Over the past couple of weeks, some states have expanded eligibility for COVID-19 vaccines to certain age-specific and at-risk groups. The light at the end of the coronavirus tunnel is beginning to feel closer. But while early data is incomplete, a clear divide is already emerging: People in wealthy — often white — communities are getting vaccinated at disproportionately higher rates.
So far, data has shown that low-income communities of color have been hit hardest by coronavirus, so why is it that largely white neighborhoods have been able to flood vaccination appointment systems — or get around them entirely — taking up a considerably outsized share of already limited resources?
According to data released last weekend for New York City, white people have received nearly half of the available doses of the vaccine. Meanwhile, Black and Latinx residents were greatly underrepresented given their respective share of the city’s population. In Colorado, 1 of 16 white residents has received the vaccine so far. In comparison, only 1 of 50 Latinx residents have, despite making up 20% of the state’s population, reports Colorado Springs’ The Gazette. These are just a couple of examples of unequal access nationwide. Furthermore, there are countless examples of wealthy people using connections and creatively skirting requirements to jump the line.
In Florida, board members of a West Palm Beach nursing home showed up to get COVID-19 shots meant for their residents. A SoulCycle instructor in New York publicized getting the vaccine on social media claiming she was an “educator.” Had she not, she would not have been qualified to receive the vaccine yet.

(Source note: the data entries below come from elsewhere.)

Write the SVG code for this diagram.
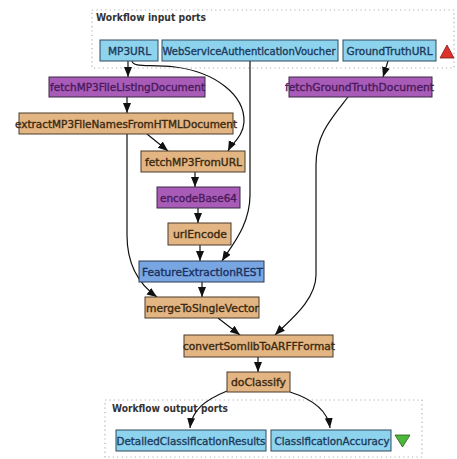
<svg xmlns="http://www.w3.org/2000/svg" width="457" height="459" viewBox="0 0 457 459">
<style>
.t{font-family:"DejaVu Sans",sans-serif;font-size:10px;font-weight:normal;text-anchor:middle;stroke-width:0.35px}
.port rect{fill:#8dd3ee;stroke:#2f4a5e;stroke-width:1}
.port text{fill:#1e3a5a;stroke:#1e3a5a}
.purple rect{fill:#a85cb8;stroke:#3a2a45;stroke-width:1}
.purple text{fill:#4a1a5a;stroke:#4a1a5a}
.tan rect{fill:#e3b583;stroke:#4a3a2a;stroke-width:1}
.tan text{fill:#3a2a12;stroke:#3a2a12}
.rest rect{fill:#78a6e2;stroke:#2a3a55;stroke-width:1}
.rest text{fill:#1a3060;stroke:#1a3060}
.frame{fill:#fff;stroke:#b0b0b0;stroke-width:1.2;stroke-dasharray:1.2,3.2}
.title{font-family:"DejaVu Sans",sans-serif;font-size:11px;font-weight:bold;fill:#333}
.e{fill:none;stroke:#111;stroke-width:1.2;marker-end:url(#ah)}
</style>
<defs>
<marker id="ah" markerUnits="userSpaceOnUse" markerWidth="10" markerHeight="10" viewBox="0 0 10 10" refX="10" refY="5" orient="auto">
<path d="M0,1 L10,5 L0,9 Z" fill="#111"/>
</marker>
</defs>
<rect width="457" height="459" fill="#fff"/>
<g id="inputs">
<rect class="frame" x="92" y="10" width="362" height="58"/>
<text class="title" x="96" y="21" textLength="110" lengthAdjust="spacingAndGlyphs">Workflow input ports</text>
<polygon points="447,45 454,58 440,58" fill="#e0302a" stroke="#7a1a1a" stroke-width="0.8"/>
</g>
<g id="outputs">
<rect class="frame" x="105" y="400" width="317" height="57"/>
<text class="title" x="112" y="412" textLength="116" lengthAdjust="spacingAndGlyphs">Workflow output ports</text>
<polygon points="395,435 410,435 402.5,447" fill="#4cb83a" stroke="#2a5a1a" stroke-width="0.8"/>
</g>
<g id="connectors">
<path class="e" d="M128,61 L128,77"/>
<path class="e" d="M132,61 C133,68 150,64 175,67 C215,72 245,95 244,122 C243,137 232,143 228,151"/>
<path class="e" d="M127,97 L127,113"/>
<path class="e" d="M147,134 L168,151"/>
<path class="e" d="M127,134 L127,235 C127,265 140,285 157,297"/>
<path class="e" d="M250,61 L250,195 C250,225 232,245 222,261"/>
<path class="e" d="M195,172 L195,187"/>
<path class="e" d="M198,208 L198,223"/>
<path class="e" d="M200,245 L200,261"/>
<path class="e" d="M202,282 L202,297"/>
<path class="e" d="M218,318 L240,335"/>
<path class="e" d="M388,61 L383,77"/>
<path class="e" d="M348,97 C330,120 316,135 316,165 L316,275 C316,300 290,320 275,335"/>
<path class="e" d="M258,357 L258,372"/>
<path class="e" d="M227,391 C205,400 192,410 190,428"/>
<path class="e" d="M290,392 C315,400 328,412 330,428"/>
</g>
<g id="MP3URL" class="port"><rect x="100" y="40" width="58" height="21"/><text class="t" x="129.5" y="54.5" textLength="43" lengthAdjust="spacingAndGlyphs">MP3URL</text></g>
<g id="WebServiceAuthenticationVoucher" class="port"><rect x="162" y="40" width="176" height="21"/><text class="t" x="249" y="54.5" textLength="173" lengthAdjust="spacingAndGlyphs">WebServiceAuthenticationVoucher</text></g>
<g id="GroundTruthURL" class="port"><rect x="343" y="40" width="93" height="21"/><text class="t" x="389.5" y="54.5" textLength="86" lengthAdjust="spacingAndGlyphs">GroundTruthURL</text></g>
<g id="fetchMP3FileListingDocument" class="purple"><rect x="49" y="77" width="156" height="20"/><text class="t" x="127.5" y="91" textLength="155" lengthAdjust="spacingAndGlyphs">fetchMP3FileListingDocument</text></g>
<g id="extractMP3FileNamesFromHTMLDocument" class="tan"><rect x="19" y="113" width="214" height="21"/><text class="t" x="126" y="127.5" textLength="222" lengthAdjust="spacingAndGlyphs">extractMP3FileNamesFromHTMLDocument</text></g>
<g id="fetchMP3FromURL" class="tan"><rect x="141" y="151" width="104" height="21"/><text class="t" x="193.5" y="165.5" textLength="97" lengthAdjust="spacingAndGlyphs">fetchMP3FromURL</text></g>
<g id="encodeBase64" class="purple"><rect x="157" y="187" width="83" height="21"/><text class="t" x="198.5" y="201.5" textLength="77" lengthAdjust="spacingAndGlyphs">encodeBase64</text></g>
<g id="urlEncode" class="tan"><rect x="168" y="223" width="63" height="22"/><text class="t" x="200" y="238" textLength="54" lengthAdjust="spacingAndGlyphs">urlEncode</text></g>
<g id="FeatureExtractionREST" class="rest"><rect x="139" y="261" width="125" height="21"/><text class="t" x="202.5" y="275.5" textLength="121" lengthAdjust="spacingAndGlyphs">FeatureExtractionREST</text></g>
<g id="mergeToSingleVector" class="tan"><rect x="145" y="297" width="114" height="21"/><text class="t" x="202.5" y="311.5" textLength="113" lengthAdjust="spacingAndGlyphs">mergeToSingleVector</text></g>
<g id="fetchGroundTruthDocument" class="purple"><rect x="289" y="77" width="143" height="20"/><text class="t" x="359.5" y="91" textLength="149" lengthAdjust="spacingAndGlyphs">fetchGroundTruthDocument</text></g>
<g id="convertSomlibToARFFFormat" class="tan"><rect x="184" y="335" width="149" height="22"/><text class="t" x="259" y="350" textLength="152" lengthAdjust="spacingAndGlyphs">convertSomlibToARFFFormat</text></g>
<g id="doClassify" class="tan"><rect x="227" y="372" width="63" height="20"/><text class="t" x="258.5" y="386" textLength="55" lengthAdjust="spacingAndGlyphs">doClassify</text></g>
<g id="DetailedClassificationResults" class="port"><rect x="116" y="430" width="150" height="21"/><text class="t" x="191" y="444.5" textLength="149" lengthAdjust="spacingAndGlyphs">DetailedClassificationResults</text></g>
<g id="ClassificationAccuracy" class="port"><rect x="271" y="430" width="120" height="21"/><text class="t" x="332" y="444.5" textLength="115" lengthAdjust="spacingAndGlyphs">ClassificationAccuracy</text></g>
</svg>
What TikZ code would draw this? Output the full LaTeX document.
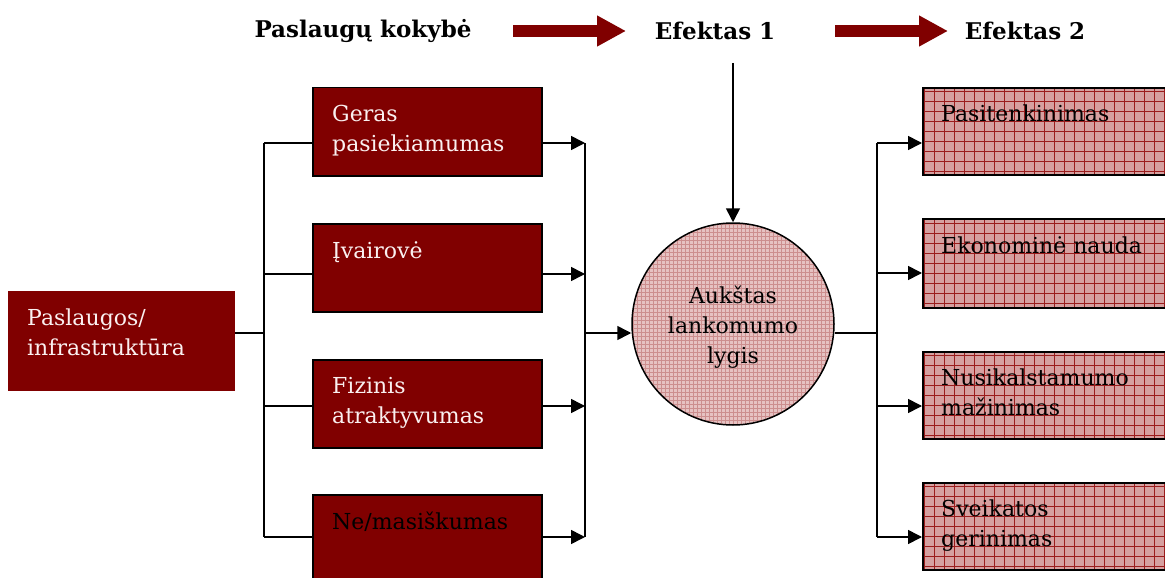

Perhaps the clearest example of this inequity, though, is in California. Data shows that of the state’s 40 million residents, those in wealthy areas are receiving far more vaccinations than those in poorer neighborhoods. In a study released by the L.A. County Department of Public Health, Bel-Air, Beverly Hills, and Pacific Palisades — some of the area’s wealthiest neighborhoods — report some of the highest vaccination rates, with 25% or more residents receiving at least one dose. In comparison, neighborhoods reporting vaccination rates under 9% are among those considered less affluent.
This is in some part due to the appointment registration process. Whoever can devote the most time to getting an appointment is often the one who gets the appointment. It is also affected by a region’s ease of distribution. Regions like the San Francisco Bay Area were able to distribute vaccinations more easily by leveraging ample resources, whereas overburdened communities have had to scale back vaccination efforts, according to NBC News, because they simply do not have the power to do more.